Sexualaufklärung trifft in bayerischen Schulen und verschiedenen Religionsgemeinschaften durchaus auch auf Widerstand. Wie sind hier Ihre Erfahrungen?
Dr. Zippel: Da habe ich nur positive Erfahrungen gemacht. Auch muslimische Mädchen hören aufmerksam zu. Ich denke, das Setting macht viel aus. Ich halte eine quasi medizinische Vorlesung in einem Hörsaal der Universität. Zudem betone ich, wenn ich Bilder von Genitalien zeige, dass man wegschauen kann.
Nur einmal hatte ich eine negative Erfahrung. Ein Lehrer hat sich über die „schmutzige Sprache“ beschwert. Ein Teil meiner Vorlesung beschäftigt sich nämlich mit Sprechen über Sexualität. Nur wer passend über Sex sprechen kann, wird auch seine Position vertreten können.

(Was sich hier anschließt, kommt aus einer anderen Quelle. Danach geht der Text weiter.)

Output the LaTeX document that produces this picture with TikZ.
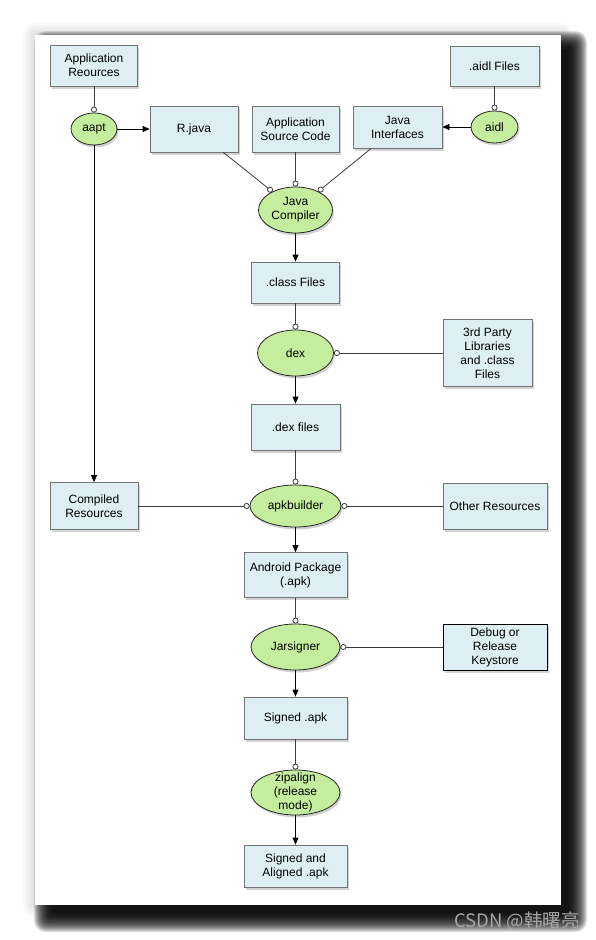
\documentclass[tikz,border=0pt]{standalone}
\usepackage{fontspec}
\setmainfont{Liberation Sans}
\newfontfamily\cjkfont{Noto Sans CJK SC}
\usetikzlibrary{shadows}
\usetikzlibrary{positioning}
\usetikzlibrary{arrows.meta,shapes.geometric}
\definecolor{fileblue}{RGB}{221,239,243}
\definecolor{toolgreen}{RGB}{196,238,158}
\definecolor{wiregray}{RGB}{60,60,60}
\tikzstyle{filebox}=[rectangle,draw=black!55,line width=0.8pt,fill=fileblue,align=center,inner sep=1pt,font=\fontsize{12}{14}\selectfont,drop shadow={shadow xshift=1.5pt,shadow yshift=-2.5pt,opacity=0.35}]
\tikzstyle{tool}=[ellipse,draw=black!85,line width=0.8pt,fill=toolgreen,inner sep=0pt,drop shadow={shadow xshift=1.5pt,shadow yshift=-2.5pt,opacity=0.35}]
\tikzstyle{toolname}=[align=center,inner sep=0pt,font=\fontsize{12}{14}\selectfont]
\tikzstyle{feed} = [draw,wiregray,line width=0.8pt,-{Circle[open,length=6pt,width=6pt]}]
\tikzstyle{product} = [draw,black,line width=0.8pt,-{Triangle[length=7pt,width=6pt]}]

\begin{document}
\begin{tikzpicture}[x=1pt,y=-1pt]
  \useasboundingbox (0,0) rectangle (596,940);

    % The sheet and its shadow
    \foreach \k in {0,...,19}
        \fill[black,opacity=0.12,rounded corners=0.6*\k pt] (53-\k,50-\k) rectangle (568+\k,913+\k);
    \foreach \k in {2,4,...,12}
        \fill[black,opacity=0.02,rounded corners=\k pt] (35-\k,35-\k) rectangle (561+\k,905+\k);
    \fill[white] (35,35) rectangle (561,905);

    % First we draw the files
    \foreach \pos/\name/\w/\h/\label in {{(94,65.5)/appres/87/41/{Application\\Reources}}, {(194,129)/rjava/88/46/R.java}, {(295.5,129)/appsrc/87/46/{Application\\Source Code}}, {(397.5,127)/javaint/89/42/{Java\\Interfaces}}, {(494.5,66)/aidlf/89/40/.aidl Files}, {(295.5,282.5)/classf/88/41/.class Files}, {(487.5,353)/thirdp/89/67/{3rd Party\\Libraries\\and .class\\Files}}, {(295.5,427)/dexf/89/46/.dex files}, {(94,506)/compres/88/47/{Compiled\\Resources}}, {(495,506)/otherres/104/46/Other Resources}, {(295.5,575)/apk/103/45/{Android Package\\(.apk)}}, {(295.5,718)/signed/103/42/Signed .apk}, {(295.5,866)/aligned/103/42/{Signed and\\Aligned .apk}}}
        \node[filebox,minimum width=\w pt,minimum height=\h pt] (\name) at \pos {\label};
    \node[filebox,draw=black,minimum width=104pt,minimum height=46pt] (keystore) at (495,647) {Debug or\\Release\\Keystore};

    % Then the tools
    \foreach \pos/\name/\w/\h/\label in {{(94,129)/aapt/46/32/aapt}, {(494.5,127)/aidl/47/32/aidl}, {(295.5,210)/javac/74/46/{Java\\Compiler}}, {(295.5,353)/dex/76/46/dex}, {(295.5,506)/apkb/91/42/apkbuilder}, {(295.5,647)/jarsign/89/46/Jarsigner}, {(295.5,792.5)/zipal/89/45/{zipalign\\(release\\mode)}}}
        \node[tool,minimum width=\w pt,minimum height=\h pt,label={[toolname]center:\label}] (\name) at \pos {};

    % Inputs of each tool end in a small ring
  \foreach \source/ \dest in {appres/aapt, aidlf/aidl, rjava/javac, appsrc/javac, javaint/javac, classf/dex, thirdp/dex, dexf/apkb, compres/apkb, otherres/apkb, apk/jarsign, keystore/jarsign, signed/zipal}
          \path[feed] (\source) -- (\dest);

    % Outputs of each tool
  \foreach \source/ \dest in {aapt/rjava, aapt/compres, aidl/javaint, javac/classf, dex/dexf, apkb/apk, jarsign/signed, zipal/aligned}
          \path[product] (\source) -- (\dest);

  \node[text=black!35,font=\cjkfont\fontsize{18.5}{20}\selectfont] (wmark) at (517,921) {CSDN @韩曙亮};

   \end{tikzpicture}
\end{document}
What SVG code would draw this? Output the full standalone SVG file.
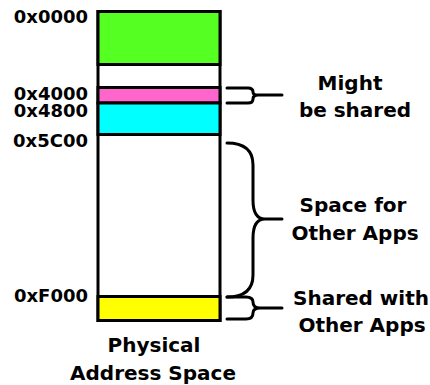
<svg xmlns="http://www.w3.org/2000/svg" width="430" height="385" viewBox="0 0 430 385">
<style>
text{font-family:"Comic Sans MS","DejaVu Sans",sans-serif;font-weight:bold;fill:#000;font-size:20px}
.addr{text-anchor:end;font-size:18px}
.lbl{text-anchor:middle}
.seg{stroke:#000;stroke-width:3}
.brace{fill:none;stroke:#000;stroke-width:3;stroke-linecap:round;stroke-linejoin:round}
</style>
<rect width="430" height="385" fill="#fff"/>
<g id="memory">
<rect class="seg" x="98" y="11.5" width="122" height="309" fill="#fff"/>
<rect class="seg" x="98" y="11.5" width="122" height="53" fill="#55ff22"/>
<rect class="seg" x="98" y="87.5" width="122" height="15.5" fill="#ff66cc"/>
<rect class="seg" x="98" y="103" width="122" height="31.5" fill="#00ffff"/>
<rect class="seg" x="98" y="296.5" width="122" height="24" fill="#ffff00"/>
</g>
<g id="addresses">
<text class="addr" x="88" y="23">0x0000</text>
<text class="addr" x="88" y="100">0x4000</text>
<text class="addr" x="88" y="117">0x4800</text>
<text class="addr" x="88" y="147">0x5C00</text>
<text class="addr" x="88" y="302">0xF000</text>
</g>
<g id="connectors">
<path class="brace" d="M227,88 H248 Q253,88 253,92 Q253,95 258,95 H282 M258,95 Q253,95 253,99 Q253,103 248,103 H227"/>
<path class="brace" d="M227,143 Q253,143 253,165 V200 Q253,219 265,219 H282 M265,219 Q253,219 253,238 V275 Q253,297 227,297"/>
<path class="brace" d="M227,297 H246 Q253,297 253,302 Q253,308 260,308 H282 M260,308 Q253,308 253,313 Q253,319 246,319 H227"/>
</g>
<g id="label-might">
<text class="lbl" x="350" y="90">Might</text>
<text class="lbl" x="355" y="117">be shared</text>
</g>
<g id="label-space">
<text class="lbl" x="353" y="212">Space for</text>
<text class="lbl" x="355" y="240">Other Apps</text>
</g>
<g id="label-shared">
<text class="lbl" x="361" y="305">Shared with</text>
<text class="lbl" x="362" y="332">Other Apps</text>
</g>
<g id="label-physical">
<text class="lbl" x="154" y="352">Physical</text>
<text class="lbl" x="153" y="380">Address Space</text>
</g>
</svg>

Die Vorwürfe haben sich dann später geklärt, als der Lehrer die ganze Vorlesung gehört hat.
Eine ganz ketzerische Frage: Angesichts der geringen Rate von HIV-Neuinfektionen bei Heterosexuellen brauchen wir da noch so viel Prävention?
Dr. Zippel: (lacht) Da könnte man ganz einfach antworten, ohne diese Prävention gäbe es viel mehr Neuinfektionen. Aber so einfach ist es nicht. In meiner Vorlesung geht es nicht nur um HIV-Prävention bei Heterosexuellen, sondern es geht um mehr. Es geht um alle sexuell übertragbaren Erkrankungen, um ungewollte Schwangerschaft und sexuelle Identität. Ich möchte den Jugendlichen sozusagen sexuelles Selbstbewusstsein vermitteln, sie anleiten über Sex zu sprechen, ihre sexuellen Wünsche und Grenzen zu äußern. Nur so kann man sich selbst schützen. Ein weiteres wichtiges Ziel ist es, Akzeptanz für Homosexualität zu schaffen und betroffenen Jugendlichen entsprechende Anlaufstellen zu zeigen.
Sie haben die ganze Entwicklung der HIV-Infektion von den Anfängen bis heute miterlebt. Haben Sie 1985 geglaubt, dass HIV 30 Jahre später mit einer Tablette täglich gut in den Griff zu kriegen ist? Und glauben Sie an die Heilung?
Dr. Zippel: Ich habe viele Patienten beim Sterben begleitet und damals konnte ich mir nicht vorstellen, dass ich heute jungen HIV-Infizierten sagen kann, sie müssen sich um ihre Rente kümmern. An die Heilung glaube ich momentan weniger. Da hat es neuerdings viele Rückschläge gegeben, die zeigen, dass wir hier erst ganz am Anfang stehen.
Ein Perspektivenwechsel. Sie machen seit 30 Jahren Sexualberatung. Welchen Einfluss hat das auf den Berater Stefan Zippel?
Dr. Zippel: Sicherlich hat jedes intensive Engagement auch Auswirkungen auf den Engagierten selbst und man muss zu seinem Alter passende Bewältigungsstrategien finden. Ich mache beispielsweise seit acht Jahren Yoga. Im Hinblick auf die Sexualität – nun ich war vor 30 Jahren eben auch 30 Jahre jünger (lacht). Wie vieles im Leben verändert sich auch die Sexualität. Aber ich war und bin Profi genug, um Arbeit und persönliche Beziehungen zu trennen.